Вскоре пришел Павел, долго совещался о чем-то со студентом-дружинником, осматривали улицы и двор, и Тимош слышал, как медик сказал, очевидно, имея в виду Растяжного:

— Его преследовали, он перепрыгнул через забор вот здесь. На улице его настигли. Ясно, что это расправа.

Из хаты доносились причитания и плач женщины. Прилипшие к воротам соседушки, переговаривались:

— Ишь, за бандитом убивается!

Павел подошел к Тимошу:

— Кто с ней?

— Жена Новикова. Нашего рабочего из союза «Металлист».

— Нельзя ее одну на ночь оставлять. Надо бы еще кого из женщин попросить. Может, Александру Терентьевну? Сбегай, Тимош.

Но Тимош вспомнил почему-то о Кате:

— Я дивчину позову, которая у вас в Совете работала, Катю. Она ведь теперь милосердная.

— Верно, попроси Катюшу, — одобрил Павел, — и скажи, чтобы потом ко мне в Совет зашла.

Тимош собирался уже отправиться на розыски Кати, случайно глянул на стоявшего в сторонке Коваля:

— Товарищ Павел, пусть Коваль за Катей пойдет. Я не могу, мне в цех нужно. А у них кузнечный всё равно простаивает.

— Хорошо, передай ему…

— Нет, уж вы сами лучше скажите, товарищ Павел.

— Э, друзья, это что означает! — неодобрительно глянул на Тимоша Павел. Однако он подозвал Коваля и лично отдал приказание разыскать Катю. Антон насупился, но, делать нечего, пришлось подчиниться командиру.

Вскоре на заводе произошло еще одно событие, которое, по мнению Женьки Телятникова, должно было потрясти весь мир, но которое никого не потрясло, кроме самого Телятникова, — он записался в ударный батальон, батальон смерти, по выражению Женечки. Телятников щеголял в невиданной дотоле на Руси форме со скрещенными костями и черепом на руке, с жестяным черепом на фуражке, разъезжал на пролетке в одиночку, закинув ногу за ногу, или целой компанией, так что парням приходилось стоять на подножках.

Шумели, били посуду, хлестали в «Спаси господи» самогонку и кишмишовку из чайников, запивая огуречным рассолом, распевали любимую песню:

Самогонщики-шики, Денатуршики-щики, Политурщики-щики.

Обнимались и лобызались, только Растяжного не хватало.

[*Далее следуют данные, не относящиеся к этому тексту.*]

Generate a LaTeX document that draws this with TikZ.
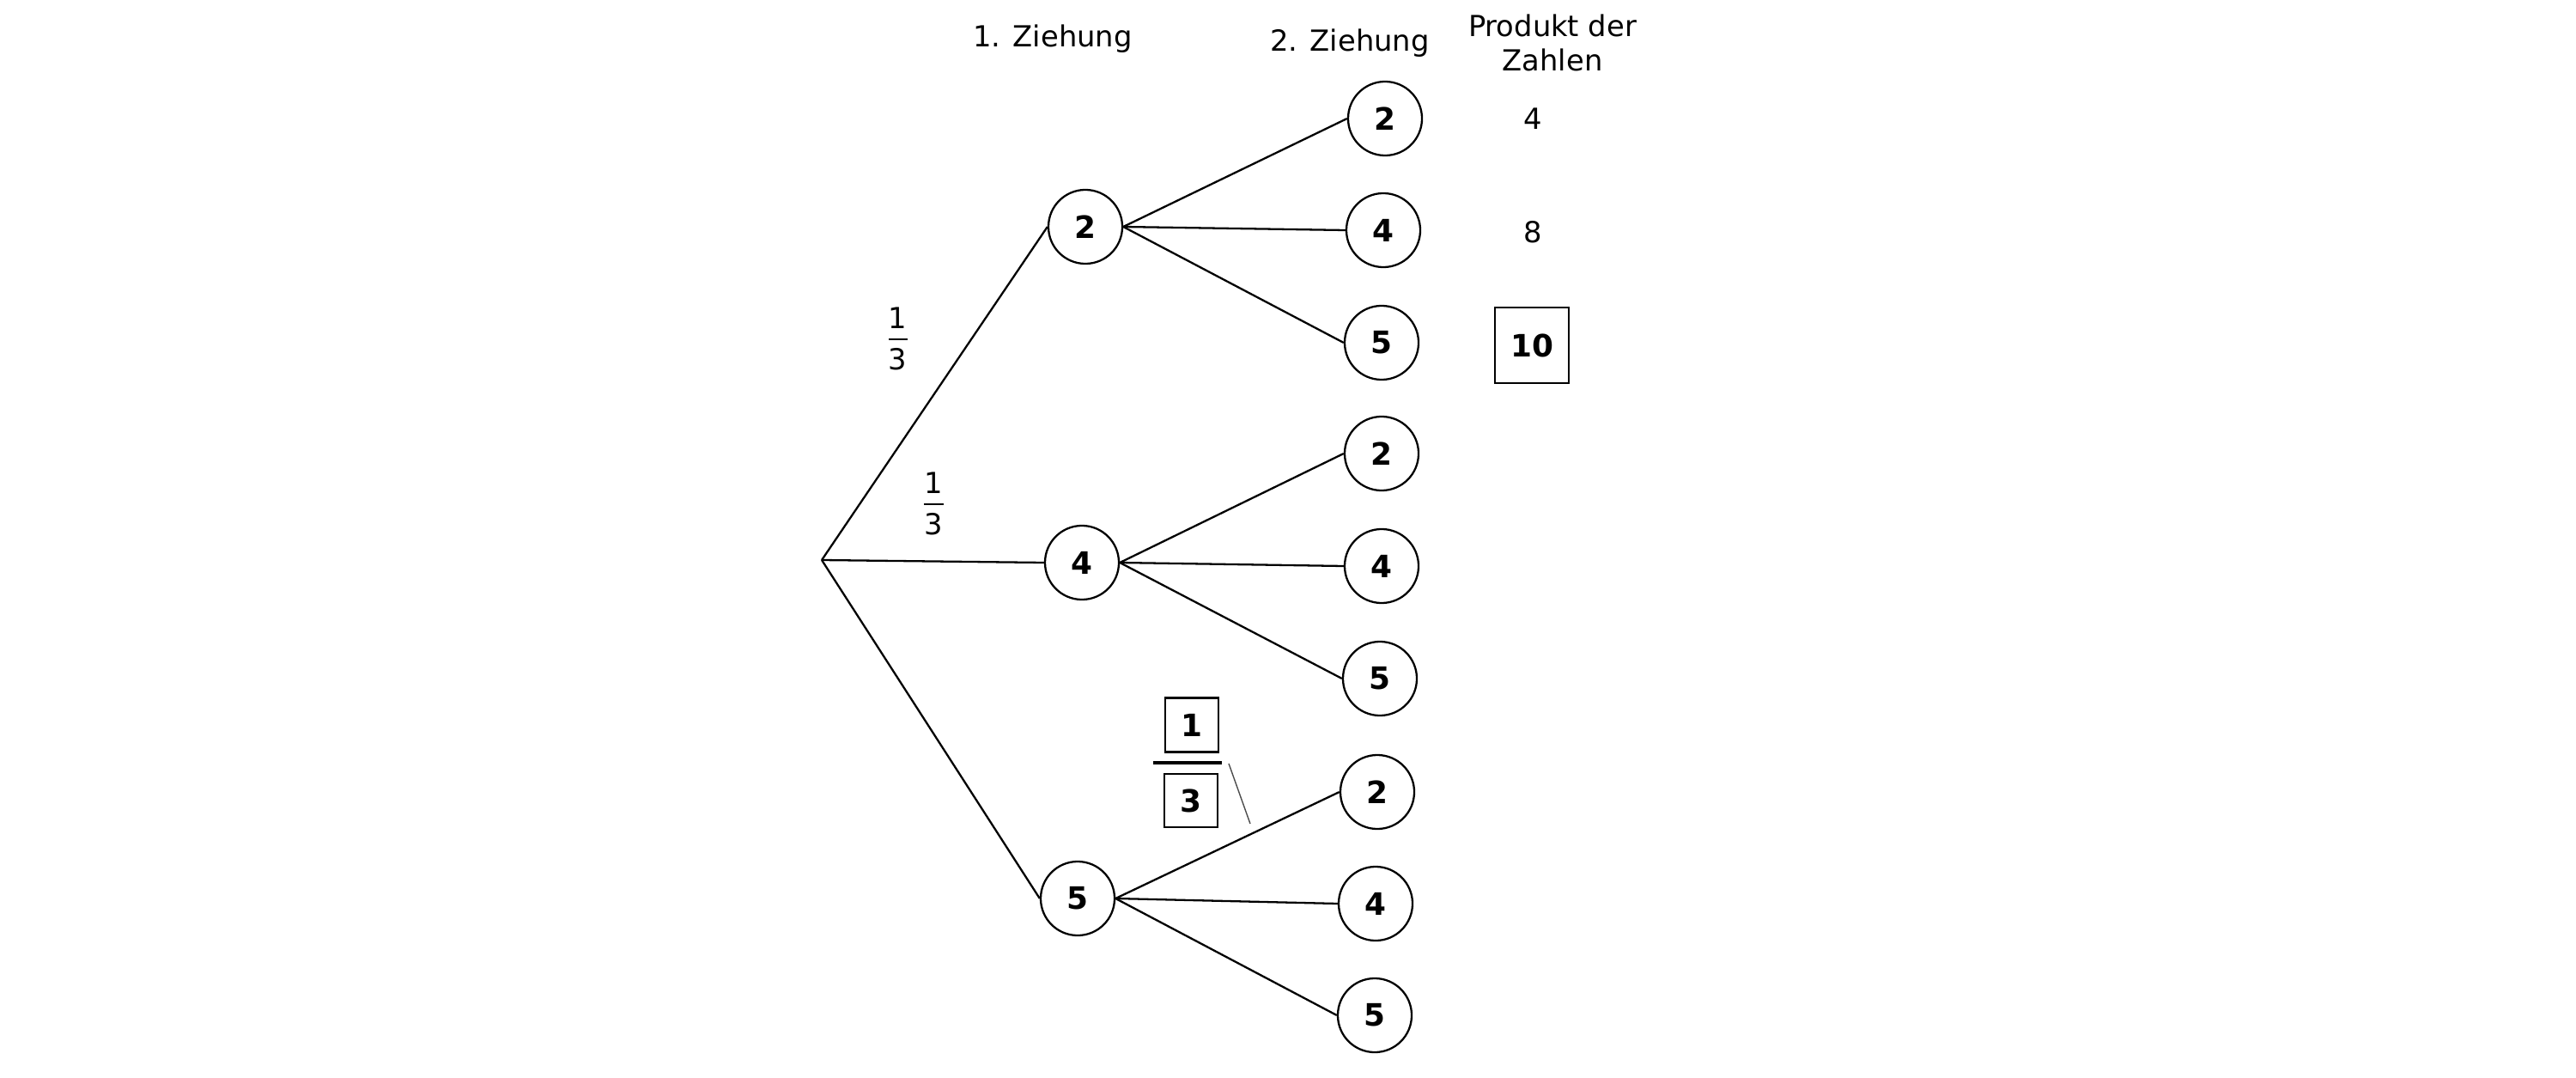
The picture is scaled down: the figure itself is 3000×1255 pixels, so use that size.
\documentclass[tikz,border=0pt]{standalone}
\usepackage{fontspec}
\setmainfont{DejaVu Sans}
\begin{document}
\begin{tikzpicture}[x=0.01cm,y=-0.01cm,
  every node/.style={font=\fontsize{9.6}{11.5}\selectfont, inner sep=0pt},
  num/.style={circle, draw, line width=0.65pt, minimum size=0.86cm, font=\fontsize{10.2}{12}\selectfont\bfseries},
  edge/.style={line width=0.65pt},
  answer/.style={draw, line width=0.65pt, font=\fontsize{10.2}{12}\selectfont\bfseries},
  fracbar/.style={line width=0.4pt}
]
\useasboundingbox (0,0) rectangle (3000,1255);
% headers
\node[anchor=base] (h1) at (1226,55) {1. Ziehung};
\node[anchor=base] (h2) at (1572,60) {2. Ziehung};
\node[anchor=base] (h3a) at (1808,43) {Produkt der};
\node[anchor=base] (h3b) at (1808,83) {Zahlen};
% root
\coordinate (r) at (957,652);
% level 1
\node[num] (A) at (1264,264) {2};
\node[num] (B) at (1260,655) {4};
\node[num] (C) at (1255,1046) {5};
% level 2
\node[num] (AA) at (1613,138) {2};
\node[num] (AB) at (1611,268) {4};
\node[num] (AC) at (1609,399) {5};
\node[num] (BA) at (1609,528) {2};
\node[num] (BB) at (1609,659) {4};
\node[num] (BC) at (1607,790) {5};
\node[num] (CA) at (1604,922) {2};
\node[num] (CB) at (1602,1052) {4};
\node[num] (CC) at (1601,1182) {5};
% edges
\foreach \c in {A,B,C} \draw[edge] (r) -- (\c.west);
\foreach \p in {A,B,C}
  \foreach \c in {A,B,C}
    \draw[edge] (\p.east) -- (\p\c.west);
% products
\node (pa) at (1785,138) {4};
\node (pb) at (1785,270) {8};
\node[answer, minimum width=0.86cm, minimum height=0.88cm] (pc) at (1784,402) {10};
% fractions
\node (f1n) at (1045,370) {1};
\draw[fracbar] (1035,395) -- (1057,395);
\node (f1d) at (1045,418) {3};
\node (f2n) at (1087,562) {1};
\draw[fracbar] (1076,587) -- (1099,587);
\node (f2d) at (1087,610) {3};
% boxed fraction
\node[answer, minimum width=0.62cm, minimum height=0.63cm] (bn) at (1388,844) {1};
\draw[line width=1pt] (1343,888) -- (1423,888);
\node[answer, minimum width=0.62cm, minimum height=0.62cm] (bd) at (1387,932) {3};
\coordinate (m1) at (1431,889);
\coordinate (m2) at (1456,959);
\draw[line width=0.4pt, black!70] (m1) -- (m2);
\end{tikzpicture}
\end{document}
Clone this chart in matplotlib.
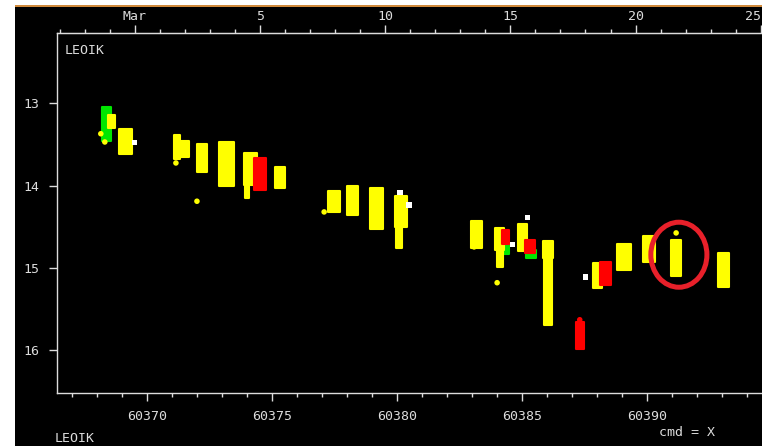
import matplotlib
matplotlib.use("Agg")
import matplotlib.pyplot as plt
from matplotlib.patches import Rectangle, Ellipse
from matplotlib.ticker import MultipleLocator

# nightly clusters: time span (MJD) and magnitude span
yellow_t0 = [60368.45, 60368.91, 60371.09, 60371.37, 60372.02, 60372.90, 60373.90, 60373.93,
             60375.13, 60377.26, 60377.99, 60378.92, 60379.92, 60379.96, 60382.96, 60383.92,
             60384.00, 60384.85, 60385.83, 60385.89, 60387.82, 60388.80, 60389.83, 60390.93,
             60392.84]
yellow_t1 = [60368.73, 60369.40, 60371.33, 60371.69, 60372.42, 60373.50, 60374.39, 60374.09,
             60375.53, 60377.72, 60378.43, 60379.43, 60380.41, 60380.19, 60383.41, 60384.29,
             60384.24, 60385.18, 60386.23, 60386.21, 60388.18, 60389.35, 60390.31, 60391.33,
             60393.28]
yellow_m0 = [13.14, 13.31, 13.39, 13.46, 13.49, 13.47, 13.61, 13.99, 13.77, 14.07, 14.01, 14.03,
             14.13, 14.50, 14.43, 14.51, 14.78, 14.47, 14.67, 14.88, 14.94, 14.71, 14.61, 14.66,
             14.82]
yellow_m1 = [13.30, 13.62, 13.68, 13.65, 13.83, 14.01, 13.99, 14.15, 14.03, 14.32, 14.36, 14.53,
             14.50, 14.76, 14.76, 14.78, 14.99, 14.80, 14.88, 15.69, 15.24, 15.02, 14.93, 15.10,
             15.23]

red_t0 = [60374.30, 60384.18, 60385.11, 60387.15, 60388.11]
red_t1 = [60374.77, 60384.47, 60385.51, 60387.48, 60388.55]
red_m0 = [13.67, 14.54, 14.66, 15.66, 14.93]
red_m1 = [14.05, 14.71, 14.82, 15.99, 15.21]

green_t0 = [60368.23, 60374.22, 60384.22, 60385.15]
green_t1 = [60368.56, 60374.36, 60384.49, 60385.54]
green_m0 = [13.05, 13.88, 14.70, 14.78]
green_m1 = [13.46, 13.98, 14.83, 14.88]

# single stray points
yellow_pt_t = [60368.17, 60368.33, 60371.17, 60372.01, 60377.09, 60383.08, 60384.00, 60391.15]
yellow_pt_m = [13.37, 13.47, 13.725, 14.19, 14.32, 14.745, 15.18, 14.575]
white_pt_t = [60369.53, 60380.12, 60380.48, 60384.61, 60385.22, 60387.52]
white_pt_m = [13.48, 14.08, 14.235, 14.72, 14.385, 15.11]
red_pt_t = [60387.30]
red_pt_m = [15.63]

# highlighted night
circle_t, circle_m = 60391.26, 14.84

top_ticks = [0, 5, 10, 15, 20, 25]
top_labels = ["Mar", "5", "10", "15", "20", "25"]
top_origin = 60369.53

fg = "#dcdcdc"
fnt = dict(family="DejaVu Sans Mono", size=9.5, color=fg)

fig = plt.figure(figsize=(7.62, 4.46), dpi=100, facecolor="white")
fig.patches.append(Rectangle((15 / 762, 0), 1, 1 - 7 / 446, transform=fig.transFigure,
                             facecolor="black", edgecolor="none", zorder=-10))
fig.patches.append(Rectangle((15 / 762, 1 - 7 / 446), 1, 2 / 446, transform=fig.transFigure,
                             facecolor="#d08a3c", edgecolor="none", zorder=-10))

ax = fig.add_axes([57 / 762, 53 / 446, 705 / 762, 360 / 446])
ax.set_facecolor("black")
ax.set_xlim(60366.42, 60394.58)
ax.set_ylim(16.52, 12.146)


def blobs(t0, t1, m0, m1, color, z):
    mids = [(a + b) / 2 for a, b in zip(t0, t1)]
    widths = [b - a for a, b in zip(t0, t1)]
    heights = [b - a for a, b in zip(m0, m1)]
    bars = ax.bar(mids, heights, width=widths, bottom=m0, color=color, edgecolor=color,
                  linewidth=1.5, zorder=z)
    for b in bars:
        b.set_joinstyle("round")


blobs(green_t0, green_t1, green_m0, green_m1, "#00e600", 2)
blobs(yellow_t0, yellow_t1, yellow_m0, yellow_m1, "#ffff00", 3)
blobs(red_t0, red_t1, red_m0, red_m1, "#ff0000", 4)
ax.scatter(yellow_pt_t, yellow_pt_m, s=16, color="#ffff00", edgecolors="none", zorder=3)
ax.scatter(red_pt_t, red_pt_m, s=16, color="#ff0000", edgecolors="none", zorder=4)
ax.scatter(white_pt_t, white_pt_m, s=14, color="white", edgecolors="none", marker="s", zorder=5)

ax.add_patch(Ellipse((circle_t, circle_m), 2.24, 0.79, facecolor="none",
                     edgecolor="#e8202a", linewidth=3.6, zorder=6))

for s in ["left", "bottom", "top"]:
    ax.spines[s].set_color(fg)
    ax.spines[s].set_linewidth(1.0)
ax.spines["right"].set_visible(False)

ax.xaxis.set_major_locator(MultipleLocator(5))
ax.xaxis.set_minor_locator(MultipleLocator(1))
ax.set_yticks([13, 14, 15, 16])
ax.tick_params(axis="both", which="both", colors=fg, direction="out", width=1.0)
ax.tick_params(axis="x", which="major", length=6, pad=6)
ax.tick_params(axis="x", which="minor", length=3)
ax.tick_params(axis="y", which="major", length=5.5, pad=7)
ax.xaxis.get_major_formatter().set_useOffset(False)
for lab in ax.get_xticklabels() + ax.get_yticklabels():
    lab.set_fontfamily("DejaVu Sans Mono")
    lab.set_fontsize(9.5)
    lab.set_color(fg)

top = ax.secondary_xaxis("top", functions=(lambda t: t - top_origin, lambda d: d + top_origin))
top.set_xticks(top_ticks)
top.set_xticklabels(top_labels)
top.xaxis.set_minor_locator(MultipleLocator(1))
top.tick_params(axis="x", which="both", colors=fg, direction="out", width=1.0)
top.tick_params(axis="x", which="major", length=6, pad=1)
top.tick_params(axis="x", which="minor", length=3)
top.spines["top"].set_color(fg)
top_labs = top.get_xticklabels()
for lab in top_labs:
    lab.set_fontfamily("DejaVu Sans Mono")
    lab.set_fontsize(9.5)
    lab.set_color(fg)
top_labs[-1].set_horizontalalignment("right")

fig.text(65 / 762, 1 - 51 / 446, "LEOIK", va="center", ha="left", **fnt)
fig.text(55 / 762, 1 - 438 / 446, "LEOIK", va="center", ha="left", **fnt)
fig.text(659 / 762, 1 - 433 / 446, "cmd = X", va="center", ha="left", **fnt)

fig.savefig("out.png", dpi=100, facecolor=fig.get_facecolor())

Вечерами Женечка отправлялся в «Тиволи» с тросточкой в руках, отставив мизинец, украшенный громадным оловянным перстнем со скрещенными костями.

Потом он исчез, но вскоре появился общипанный, помятый, жалкий. Попросился на завод, товарищей уверял, что отказался выступать против рабочих демонстраций. Ему поверили — чего-чего, а веры в людей и даже простой детской доверчивости у Семена Кузьмича было в избытке.

Впрочем, на этот раз Телятников говорил начистую: едва эшелон миновал выходной семафор, Женечка выпрыгнул из вагона, бросив карабин, фуражку с черепом и перстень с костями. Его догнали, били, но он вырвался и благодаря резвым ногам вернулся на шабалдасовский завод.

Его станок был уже занят, в слесарню перейти Женечка не пожелал, справедливо опасаясь Луня; в токарный его не пустили, несмотря на покровительство мастера. Предложили было дворовую бригаду, но Женечка заявил: «Не дождутся!» — и устроился табельщиком на проходной.

Никто его не разыскивал, никто им не интересовался. В конторе его покрывали, должно быть, имелась рука, а рабочим было не до него — время выпало трудное.